*What the exercise asks*:
Say how many lines in the data below contain the word "this", and give no other text.

*Supplied material*:

## START

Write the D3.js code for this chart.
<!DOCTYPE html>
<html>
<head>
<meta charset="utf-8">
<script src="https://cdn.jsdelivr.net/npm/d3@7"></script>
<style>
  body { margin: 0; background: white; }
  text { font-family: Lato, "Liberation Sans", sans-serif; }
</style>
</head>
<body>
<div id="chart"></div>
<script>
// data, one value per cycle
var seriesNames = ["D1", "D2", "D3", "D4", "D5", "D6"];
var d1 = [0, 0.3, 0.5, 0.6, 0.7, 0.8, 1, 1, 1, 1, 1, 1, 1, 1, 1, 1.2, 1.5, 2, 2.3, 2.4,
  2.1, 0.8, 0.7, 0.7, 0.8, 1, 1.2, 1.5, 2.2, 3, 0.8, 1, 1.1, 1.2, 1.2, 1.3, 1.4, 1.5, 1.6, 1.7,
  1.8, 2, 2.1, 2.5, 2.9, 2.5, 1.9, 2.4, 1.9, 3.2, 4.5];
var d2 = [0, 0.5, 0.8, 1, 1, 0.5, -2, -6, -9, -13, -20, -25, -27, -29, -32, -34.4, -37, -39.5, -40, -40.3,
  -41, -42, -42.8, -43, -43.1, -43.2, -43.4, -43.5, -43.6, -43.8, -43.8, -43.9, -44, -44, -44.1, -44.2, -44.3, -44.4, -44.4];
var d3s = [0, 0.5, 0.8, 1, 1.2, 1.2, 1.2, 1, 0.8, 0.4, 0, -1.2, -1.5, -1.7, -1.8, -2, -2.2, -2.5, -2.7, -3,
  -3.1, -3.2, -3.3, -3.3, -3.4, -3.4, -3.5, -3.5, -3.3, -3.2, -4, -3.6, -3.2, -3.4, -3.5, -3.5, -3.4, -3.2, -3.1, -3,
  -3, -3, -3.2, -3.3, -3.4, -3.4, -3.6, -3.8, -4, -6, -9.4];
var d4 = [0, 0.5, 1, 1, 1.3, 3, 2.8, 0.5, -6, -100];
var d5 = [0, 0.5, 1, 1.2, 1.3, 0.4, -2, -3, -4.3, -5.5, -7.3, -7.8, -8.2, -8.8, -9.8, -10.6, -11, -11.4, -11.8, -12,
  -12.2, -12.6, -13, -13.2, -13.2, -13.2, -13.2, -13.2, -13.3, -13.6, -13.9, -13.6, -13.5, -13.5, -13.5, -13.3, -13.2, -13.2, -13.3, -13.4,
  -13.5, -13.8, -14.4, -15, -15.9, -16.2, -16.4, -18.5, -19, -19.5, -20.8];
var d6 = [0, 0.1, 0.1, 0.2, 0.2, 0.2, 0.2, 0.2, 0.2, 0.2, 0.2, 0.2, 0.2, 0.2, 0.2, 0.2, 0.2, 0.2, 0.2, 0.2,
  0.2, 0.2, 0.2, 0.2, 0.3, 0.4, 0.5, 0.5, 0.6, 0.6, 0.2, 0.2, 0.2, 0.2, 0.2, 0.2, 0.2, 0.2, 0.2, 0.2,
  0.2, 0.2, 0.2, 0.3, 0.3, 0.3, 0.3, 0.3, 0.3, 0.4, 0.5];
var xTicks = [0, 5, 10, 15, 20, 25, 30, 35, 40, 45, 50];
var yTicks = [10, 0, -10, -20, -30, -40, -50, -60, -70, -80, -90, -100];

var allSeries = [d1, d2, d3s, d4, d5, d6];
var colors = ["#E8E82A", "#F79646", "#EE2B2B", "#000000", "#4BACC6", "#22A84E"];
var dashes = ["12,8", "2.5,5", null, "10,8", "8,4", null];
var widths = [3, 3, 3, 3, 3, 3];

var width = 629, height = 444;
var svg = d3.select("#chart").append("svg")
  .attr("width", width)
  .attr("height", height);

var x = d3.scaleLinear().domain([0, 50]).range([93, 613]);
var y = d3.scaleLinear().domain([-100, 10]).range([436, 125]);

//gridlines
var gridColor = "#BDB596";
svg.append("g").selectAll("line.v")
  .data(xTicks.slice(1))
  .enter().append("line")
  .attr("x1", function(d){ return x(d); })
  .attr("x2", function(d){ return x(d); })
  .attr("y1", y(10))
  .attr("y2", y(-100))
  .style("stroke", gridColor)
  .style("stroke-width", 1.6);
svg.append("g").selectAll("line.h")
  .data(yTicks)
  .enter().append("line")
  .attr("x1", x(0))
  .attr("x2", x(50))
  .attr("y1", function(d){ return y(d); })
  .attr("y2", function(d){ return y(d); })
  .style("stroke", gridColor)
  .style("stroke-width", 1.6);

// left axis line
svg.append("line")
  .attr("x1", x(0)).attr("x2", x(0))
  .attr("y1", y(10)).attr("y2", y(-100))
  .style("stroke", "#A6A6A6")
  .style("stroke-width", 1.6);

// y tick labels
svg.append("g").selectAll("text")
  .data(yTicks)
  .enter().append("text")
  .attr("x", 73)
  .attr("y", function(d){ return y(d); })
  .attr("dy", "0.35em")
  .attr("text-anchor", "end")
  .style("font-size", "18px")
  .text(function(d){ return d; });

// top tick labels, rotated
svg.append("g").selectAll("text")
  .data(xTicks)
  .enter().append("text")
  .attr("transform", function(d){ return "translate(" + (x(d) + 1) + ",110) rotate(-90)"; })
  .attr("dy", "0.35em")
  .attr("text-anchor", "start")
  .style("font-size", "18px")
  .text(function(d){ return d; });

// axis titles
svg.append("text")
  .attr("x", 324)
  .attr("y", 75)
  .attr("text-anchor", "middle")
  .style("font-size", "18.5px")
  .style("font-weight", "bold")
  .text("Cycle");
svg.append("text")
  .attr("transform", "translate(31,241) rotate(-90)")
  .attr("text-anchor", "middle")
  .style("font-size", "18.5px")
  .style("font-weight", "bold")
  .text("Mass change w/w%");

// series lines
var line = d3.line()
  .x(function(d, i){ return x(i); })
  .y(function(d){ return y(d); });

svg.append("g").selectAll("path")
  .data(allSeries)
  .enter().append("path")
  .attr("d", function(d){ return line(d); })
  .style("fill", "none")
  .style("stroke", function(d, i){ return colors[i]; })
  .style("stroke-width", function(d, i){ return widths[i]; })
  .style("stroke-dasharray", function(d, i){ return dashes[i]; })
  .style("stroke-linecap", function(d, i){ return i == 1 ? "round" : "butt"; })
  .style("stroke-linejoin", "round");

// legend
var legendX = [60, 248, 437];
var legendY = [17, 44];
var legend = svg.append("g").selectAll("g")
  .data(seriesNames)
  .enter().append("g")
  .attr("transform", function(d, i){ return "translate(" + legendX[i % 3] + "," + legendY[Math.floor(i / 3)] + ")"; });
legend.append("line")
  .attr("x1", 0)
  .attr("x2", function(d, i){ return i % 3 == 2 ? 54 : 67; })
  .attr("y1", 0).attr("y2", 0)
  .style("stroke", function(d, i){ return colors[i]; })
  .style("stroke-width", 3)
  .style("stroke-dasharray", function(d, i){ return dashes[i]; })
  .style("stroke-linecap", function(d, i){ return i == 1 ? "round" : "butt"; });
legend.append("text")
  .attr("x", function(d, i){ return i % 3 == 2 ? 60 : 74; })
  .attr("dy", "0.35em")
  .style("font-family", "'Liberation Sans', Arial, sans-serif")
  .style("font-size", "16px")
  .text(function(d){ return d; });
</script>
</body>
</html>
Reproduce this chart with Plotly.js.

## END

*Exercise answer*:
2